[Aim]
Scan the data below and pick out the lines containing the word "code".

[Rows from a dataset]
----

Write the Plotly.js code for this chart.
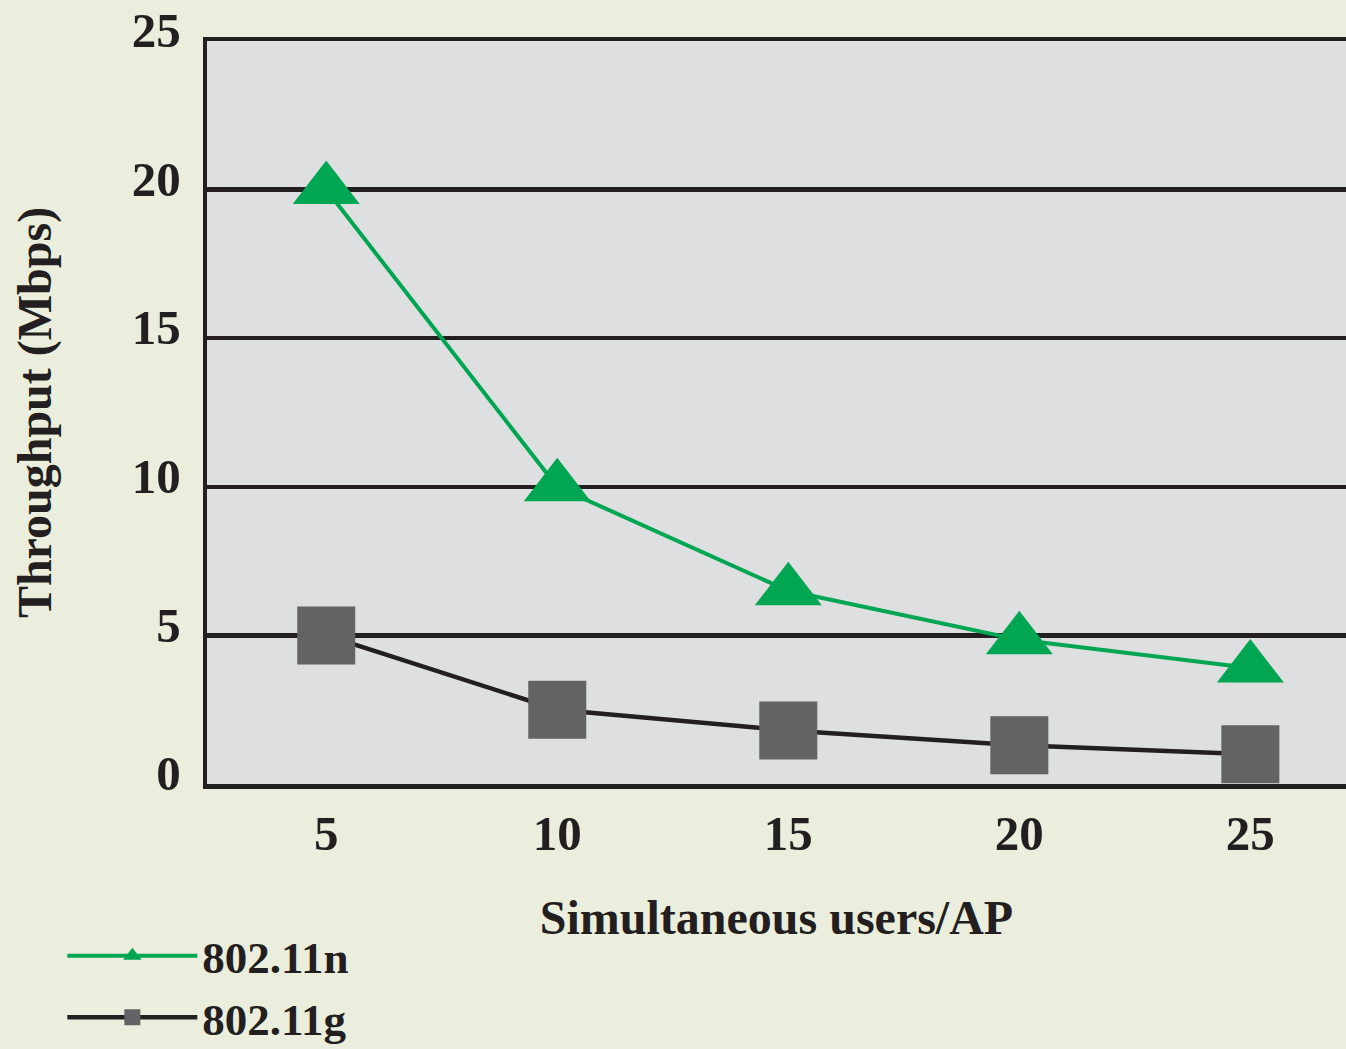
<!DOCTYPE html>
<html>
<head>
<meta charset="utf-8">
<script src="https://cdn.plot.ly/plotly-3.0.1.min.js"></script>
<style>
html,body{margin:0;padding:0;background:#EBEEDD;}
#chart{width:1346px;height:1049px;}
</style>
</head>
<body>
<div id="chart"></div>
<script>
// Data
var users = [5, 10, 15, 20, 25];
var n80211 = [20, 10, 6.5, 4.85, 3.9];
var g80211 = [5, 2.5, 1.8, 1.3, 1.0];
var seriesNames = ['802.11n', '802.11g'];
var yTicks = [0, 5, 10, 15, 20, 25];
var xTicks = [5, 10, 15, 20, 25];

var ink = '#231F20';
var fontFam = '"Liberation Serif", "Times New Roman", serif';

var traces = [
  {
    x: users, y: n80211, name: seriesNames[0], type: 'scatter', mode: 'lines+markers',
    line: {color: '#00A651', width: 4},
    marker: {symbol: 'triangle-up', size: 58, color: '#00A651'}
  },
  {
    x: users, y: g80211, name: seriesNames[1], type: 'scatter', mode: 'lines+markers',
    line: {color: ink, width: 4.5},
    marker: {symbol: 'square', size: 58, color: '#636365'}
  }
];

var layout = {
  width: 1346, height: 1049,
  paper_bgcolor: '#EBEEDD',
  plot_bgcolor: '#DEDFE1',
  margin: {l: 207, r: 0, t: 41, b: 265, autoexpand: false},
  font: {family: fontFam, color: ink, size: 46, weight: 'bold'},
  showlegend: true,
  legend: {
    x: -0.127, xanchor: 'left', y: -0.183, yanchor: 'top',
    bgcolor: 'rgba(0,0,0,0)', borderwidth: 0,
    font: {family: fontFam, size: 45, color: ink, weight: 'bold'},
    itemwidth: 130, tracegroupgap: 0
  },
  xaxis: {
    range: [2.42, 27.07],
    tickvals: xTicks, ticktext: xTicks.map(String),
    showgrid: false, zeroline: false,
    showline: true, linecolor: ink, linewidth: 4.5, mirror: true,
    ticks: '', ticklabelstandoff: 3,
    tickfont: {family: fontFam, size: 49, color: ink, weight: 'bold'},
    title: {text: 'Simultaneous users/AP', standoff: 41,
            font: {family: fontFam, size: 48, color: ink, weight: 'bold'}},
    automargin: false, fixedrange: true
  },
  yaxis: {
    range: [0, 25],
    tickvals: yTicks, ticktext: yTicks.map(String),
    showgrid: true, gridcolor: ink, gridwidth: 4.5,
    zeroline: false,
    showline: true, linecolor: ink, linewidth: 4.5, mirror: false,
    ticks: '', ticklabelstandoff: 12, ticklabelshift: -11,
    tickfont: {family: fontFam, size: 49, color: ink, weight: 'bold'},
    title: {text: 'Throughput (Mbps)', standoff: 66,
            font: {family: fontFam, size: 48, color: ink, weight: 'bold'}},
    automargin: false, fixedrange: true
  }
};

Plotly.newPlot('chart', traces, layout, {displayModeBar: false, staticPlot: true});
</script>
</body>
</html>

----

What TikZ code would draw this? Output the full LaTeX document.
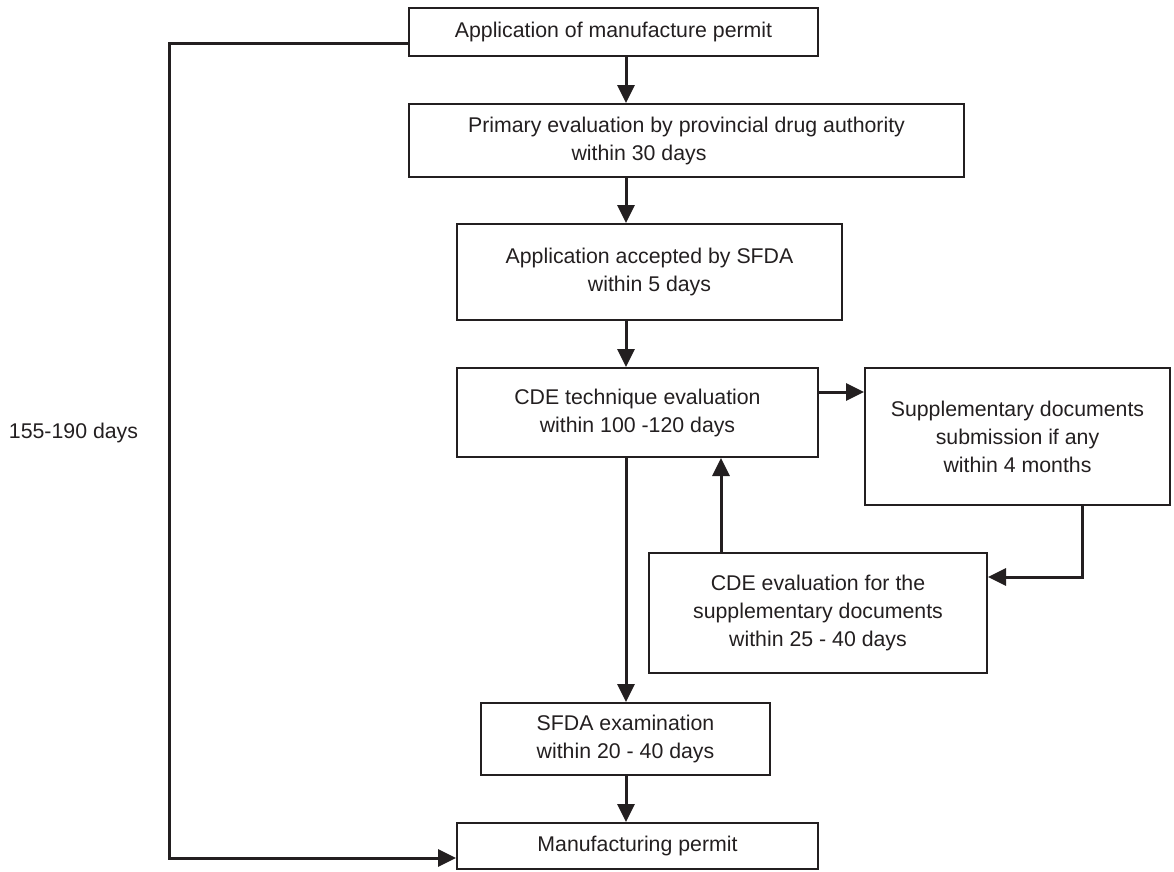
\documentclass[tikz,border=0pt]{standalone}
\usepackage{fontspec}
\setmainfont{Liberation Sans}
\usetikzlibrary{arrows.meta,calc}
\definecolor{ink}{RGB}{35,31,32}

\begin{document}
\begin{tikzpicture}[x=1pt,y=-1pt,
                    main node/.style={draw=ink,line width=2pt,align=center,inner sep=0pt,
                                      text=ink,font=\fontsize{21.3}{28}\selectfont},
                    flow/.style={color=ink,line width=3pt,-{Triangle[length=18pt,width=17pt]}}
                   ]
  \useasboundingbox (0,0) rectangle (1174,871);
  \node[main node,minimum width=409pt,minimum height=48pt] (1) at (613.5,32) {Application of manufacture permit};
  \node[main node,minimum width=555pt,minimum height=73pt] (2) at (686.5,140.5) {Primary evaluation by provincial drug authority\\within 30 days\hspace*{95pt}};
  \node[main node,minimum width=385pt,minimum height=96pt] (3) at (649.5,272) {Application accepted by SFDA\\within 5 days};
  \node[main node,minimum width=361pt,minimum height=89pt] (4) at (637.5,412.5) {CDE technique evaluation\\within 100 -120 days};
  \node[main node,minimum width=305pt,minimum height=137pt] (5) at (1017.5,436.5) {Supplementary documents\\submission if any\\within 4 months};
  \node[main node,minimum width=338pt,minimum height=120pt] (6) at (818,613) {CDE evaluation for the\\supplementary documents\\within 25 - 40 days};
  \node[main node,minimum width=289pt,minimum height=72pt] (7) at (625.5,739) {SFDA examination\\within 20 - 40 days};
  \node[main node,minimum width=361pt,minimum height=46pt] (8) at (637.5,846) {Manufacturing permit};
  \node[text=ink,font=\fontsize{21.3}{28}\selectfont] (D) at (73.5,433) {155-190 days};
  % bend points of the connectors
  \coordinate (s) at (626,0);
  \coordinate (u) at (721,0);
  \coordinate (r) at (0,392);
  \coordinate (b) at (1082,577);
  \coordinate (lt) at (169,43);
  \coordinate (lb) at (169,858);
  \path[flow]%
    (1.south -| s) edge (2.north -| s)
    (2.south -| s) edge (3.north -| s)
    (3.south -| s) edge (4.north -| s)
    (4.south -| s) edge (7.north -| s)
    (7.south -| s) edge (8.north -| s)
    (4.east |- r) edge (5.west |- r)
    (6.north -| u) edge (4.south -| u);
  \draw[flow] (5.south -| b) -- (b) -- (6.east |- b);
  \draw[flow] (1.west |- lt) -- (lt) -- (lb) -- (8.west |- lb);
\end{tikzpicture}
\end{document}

----

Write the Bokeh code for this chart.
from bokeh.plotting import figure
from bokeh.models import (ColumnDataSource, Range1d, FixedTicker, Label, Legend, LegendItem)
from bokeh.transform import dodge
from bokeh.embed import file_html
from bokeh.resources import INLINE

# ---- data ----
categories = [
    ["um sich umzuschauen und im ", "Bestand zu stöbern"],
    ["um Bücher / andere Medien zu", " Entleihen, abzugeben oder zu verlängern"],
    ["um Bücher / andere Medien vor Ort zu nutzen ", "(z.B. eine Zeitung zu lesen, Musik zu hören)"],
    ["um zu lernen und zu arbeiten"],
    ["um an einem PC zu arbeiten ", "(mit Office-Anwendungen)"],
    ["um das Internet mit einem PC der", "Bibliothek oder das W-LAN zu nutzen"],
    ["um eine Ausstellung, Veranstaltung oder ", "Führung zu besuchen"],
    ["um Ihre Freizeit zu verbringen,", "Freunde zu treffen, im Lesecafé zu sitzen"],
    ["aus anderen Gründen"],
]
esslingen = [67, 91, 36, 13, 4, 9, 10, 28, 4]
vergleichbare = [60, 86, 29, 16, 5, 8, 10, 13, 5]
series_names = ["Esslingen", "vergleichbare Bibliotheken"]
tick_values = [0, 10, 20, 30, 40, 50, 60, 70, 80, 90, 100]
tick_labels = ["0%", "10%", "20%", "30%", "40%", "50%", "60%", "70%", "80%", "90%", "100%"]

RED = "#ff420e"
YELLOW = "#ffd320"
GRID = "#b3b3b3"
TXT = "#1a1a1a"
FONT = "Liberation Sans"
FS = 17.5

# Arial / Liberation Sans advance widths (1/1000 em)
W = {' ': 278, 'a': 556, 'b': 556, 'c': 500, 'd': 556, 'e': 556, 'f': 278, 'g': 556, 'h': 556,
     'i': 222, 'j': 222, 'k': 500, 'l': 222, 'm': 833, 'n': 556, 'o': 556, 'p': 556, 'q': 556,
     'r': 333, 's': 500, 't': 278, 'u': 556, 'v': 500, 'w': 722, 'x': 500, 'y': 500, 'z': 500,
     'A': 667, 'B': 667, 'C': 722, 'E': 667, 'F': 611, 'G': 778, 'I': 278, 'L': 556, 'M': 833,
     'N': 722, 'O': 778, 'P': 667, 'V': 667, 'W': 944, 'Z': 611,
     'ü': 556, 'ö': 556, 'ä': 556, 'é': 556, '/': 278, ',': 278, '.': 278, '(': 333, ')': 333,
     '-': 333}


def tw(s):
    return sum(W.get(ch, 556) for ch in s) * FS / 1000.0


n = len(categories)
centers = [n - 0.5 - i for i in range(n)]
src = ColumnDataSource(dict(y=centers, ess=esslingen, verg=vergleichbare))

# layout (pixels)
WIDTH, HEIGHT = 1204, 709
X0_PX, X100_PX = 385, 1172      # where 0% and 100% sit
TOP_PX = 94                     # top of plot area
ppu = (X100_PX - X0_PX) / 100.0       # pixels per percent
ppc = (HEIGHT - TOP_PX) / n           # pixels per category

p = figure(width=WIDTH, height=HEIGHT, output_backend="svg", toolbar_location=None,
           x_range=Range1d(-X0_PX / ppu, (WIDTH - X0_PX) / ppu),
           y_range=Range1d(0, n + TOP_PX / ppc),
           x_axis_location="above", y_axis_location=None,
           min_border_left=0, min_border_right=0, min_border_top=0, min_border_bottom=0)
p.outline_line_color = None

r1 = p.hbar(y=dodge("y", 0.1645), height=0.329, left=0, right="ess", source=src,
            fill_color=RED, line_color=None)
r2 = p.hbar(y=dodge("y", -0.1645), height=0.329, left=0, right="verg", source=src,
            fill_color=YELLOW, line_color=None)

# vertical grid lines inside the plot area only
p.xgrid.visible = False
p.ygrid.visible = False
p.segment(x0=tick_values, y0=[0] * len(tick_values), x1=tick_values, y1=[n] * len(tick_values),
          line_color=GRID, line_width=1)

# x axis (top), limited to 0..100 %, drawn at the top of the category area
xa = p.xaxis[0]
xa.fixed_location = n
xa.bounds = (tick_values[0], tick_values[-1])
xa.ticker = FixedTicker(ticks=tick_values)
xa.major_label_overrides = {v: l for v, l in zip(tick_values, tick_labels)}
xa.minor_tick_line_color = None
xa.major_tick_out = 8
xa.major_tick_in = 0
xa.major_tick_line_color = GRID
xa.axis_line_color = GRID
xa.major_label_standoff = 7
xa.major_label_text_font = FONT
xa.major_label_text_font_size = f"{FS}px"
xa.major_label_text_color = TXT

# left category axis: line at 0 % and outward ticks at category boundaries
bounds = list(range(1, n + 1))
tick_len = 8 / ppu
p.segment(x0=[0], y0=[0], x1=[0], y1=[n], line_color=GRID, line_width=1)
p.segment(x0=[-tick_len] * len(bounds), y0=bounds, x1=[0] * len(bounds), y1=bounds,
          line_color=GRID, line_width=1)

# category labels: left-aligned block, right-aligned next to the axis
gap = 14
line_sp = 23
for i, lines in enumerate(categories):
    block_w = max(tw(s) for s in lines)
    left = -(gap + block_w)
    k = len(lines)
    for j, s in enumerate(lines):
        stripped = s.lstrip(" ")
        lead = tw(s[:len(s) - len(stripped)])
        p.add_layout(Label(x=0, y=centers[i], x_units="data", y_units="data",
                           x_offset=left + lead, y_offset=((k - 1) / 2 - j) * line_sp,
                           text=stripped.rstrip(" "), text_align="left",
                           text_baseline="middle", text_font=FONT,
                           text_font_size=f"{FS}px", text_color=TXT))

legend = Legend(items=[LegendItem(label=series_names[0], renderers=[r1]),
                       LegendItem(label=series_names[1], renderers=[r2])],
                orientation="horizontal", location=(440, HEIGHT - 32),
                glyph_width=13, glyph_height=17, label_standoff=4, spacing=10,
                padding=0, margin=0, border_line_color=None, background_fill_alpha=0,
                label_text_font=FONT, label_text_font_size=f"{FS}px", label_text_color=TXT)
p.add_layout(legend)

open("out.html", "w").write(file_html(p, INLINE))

----

[Exercise answer]
Write the Plotly.js code for this chart.
What TikZ code would draw this? Output the full LaTeX document.
Write the Bokeh code for this chart.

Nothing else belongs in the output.